Voice recognition has always been portrayed as a dynamic and effortless way to interface with a computer in movies and TV shows. However, in real life this is rarely the case. In the past few years we have seen voice recognition coming to users in simple to operate clients such as Siri, Cortona, or Google Now. These programs had their initial popularity, but users aren't enjoying their experience. In fact, 85% of iOS users had never activated Siri in 2013. The goal of my project was to achieve voice recognition like we imagine it could be.
The most defining characteristic of voice recognition as compared to other forms of user input is that it requires no physical contact or input device. It is the way we naturally interact with people. Interacting with a computer in the same we do with people will emotionally appeal to users. There is a certain pleasure from completing an action with effortless voice control.
I am designing this for use in my “Smart Mirror”, which is currently in development. The device's primary source of input will be speaking, augmented by motion and face detection. The rest of this document will be contextually oriented towards that implementation.
Design and Ideation
Before starting any work, I had to first consider the real problem with existing voice recognition solutions. The voice recognition we imagine in movies and TV is just as capable as a human at understanding us and replying. Although we can't fully make that happen yet, I believe there are a couple areas that we can improve on now. First and foremost being the speed of interaction. People hear what we say instantly and so should this. In today's world our attention is valuable, and we don't like to give it out easily. For this reason, my second priority was to make the voice interface work just through audio, so the user wouldn't need to look at or touch the device. When we do look at a person when talking to them, we get feedback from them though their facial expressions and movements. This sets up my third goal, providing meaningful and contextual visual feedback when the user looks at the device.
To solve the speed issue, the first task was to take everything off line and run it locally on the device. Internet access and Internet voice recognition are just too slow right now. I also implemented a fundamental change in how voice commands work, to make my device nearly instant. I do not accommodate free-form voice input. There are only a certain set of commands accepted at any point, and each command is displayed on the screen in a way that is contextually relevant. This way the user does not have to memorize commands. Although this does hurt my second goal of “audio only” interaction, it comes with great benefit to the rest of the project.
I chose to pursue this goal using the Android operating system, as I do with most projects. Although my implementation uses Android, it could easily be ported to any GNU / Linux based operating system. Next up was finding existing attempts at something like this. The most prominent example that I found was CMU Sphinx, a voice recognition library from Carnegie Mellon University. After some permutations, I was able to import the library and get the samples running on Android. I currently write and compile applications using Android Studio, which I have enjoyed more than Eclipse.

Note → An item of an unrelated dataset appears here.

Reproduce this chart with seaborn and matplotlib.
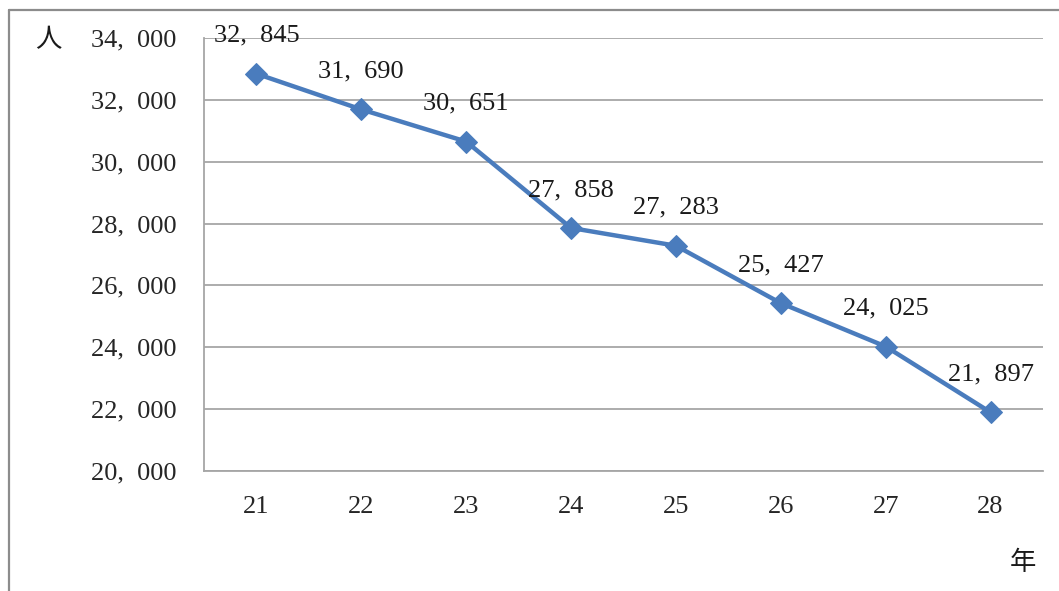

By referencing the source code of samples I was able to discover how the library works, and then begin to implement it for my project. I set up the “keyphrase” to activate listening, and the built the lists of commands. CMU Sphinx has an excellent strategy of recognizing commands on a per syllable basis. Each time it hears a new syllable it cross checks with the list of accepted commands. This opens up the possibility of it knowing what you are going to say before you say it. There are drawbacks in accuracy with using this strategy, mainly false positives. For this reason I devised a system which implements both the partial result and final result methods to recognize user input. After much fine tuning, my desired result was achieved. My device recognizes commands between 100 and 300 milliseconds after you finish speaking, just enough to not feel like the device is interrupting you, but not enough to detect any delay. For example, asking the device for the temperature will speak a result faster than asking a person holding the weather page of today's paper.
The largest improvement to recognition accuracy and false positive reduction was getting a better microphone. Using a standard lapel microphone yielded the best results because it is optimized for close range recording, while filtering background noise. The device is now quite difficult to operate from across a room, and I see that as a good thing. While standing in front of the device it works effortlessly.
Conclusions and Continuations
Video (Open in New Tab)
For now, my goals regarding speed and accuracy are complete. On average, to reach the information I am looking for takes approximately 1200 to 2000 milliseconds, depending on how slow my response is. This time includes the “Ok Mirror” keyphrase as well as the command, such as “News”. Each voice command is followed by a contextually reflective tone sound, which indicates what state the device is in. After a short amount of use these audio cues can subconsciously communicate with the user.
In the future, I plan to achieve a “conversational” experience with my device. By this I mean an exchange of dialogue between the user and device that feels natural and relaxed. This will apply to input requiring more information such as creating a calendar event or sending an SMS.
I hope to push the conversational aspect even further by one day teaching my software to initiate conversations with a user when it is necessary and appropriate. This is perhaps the most exciting concept I have in the future of my work as of right now.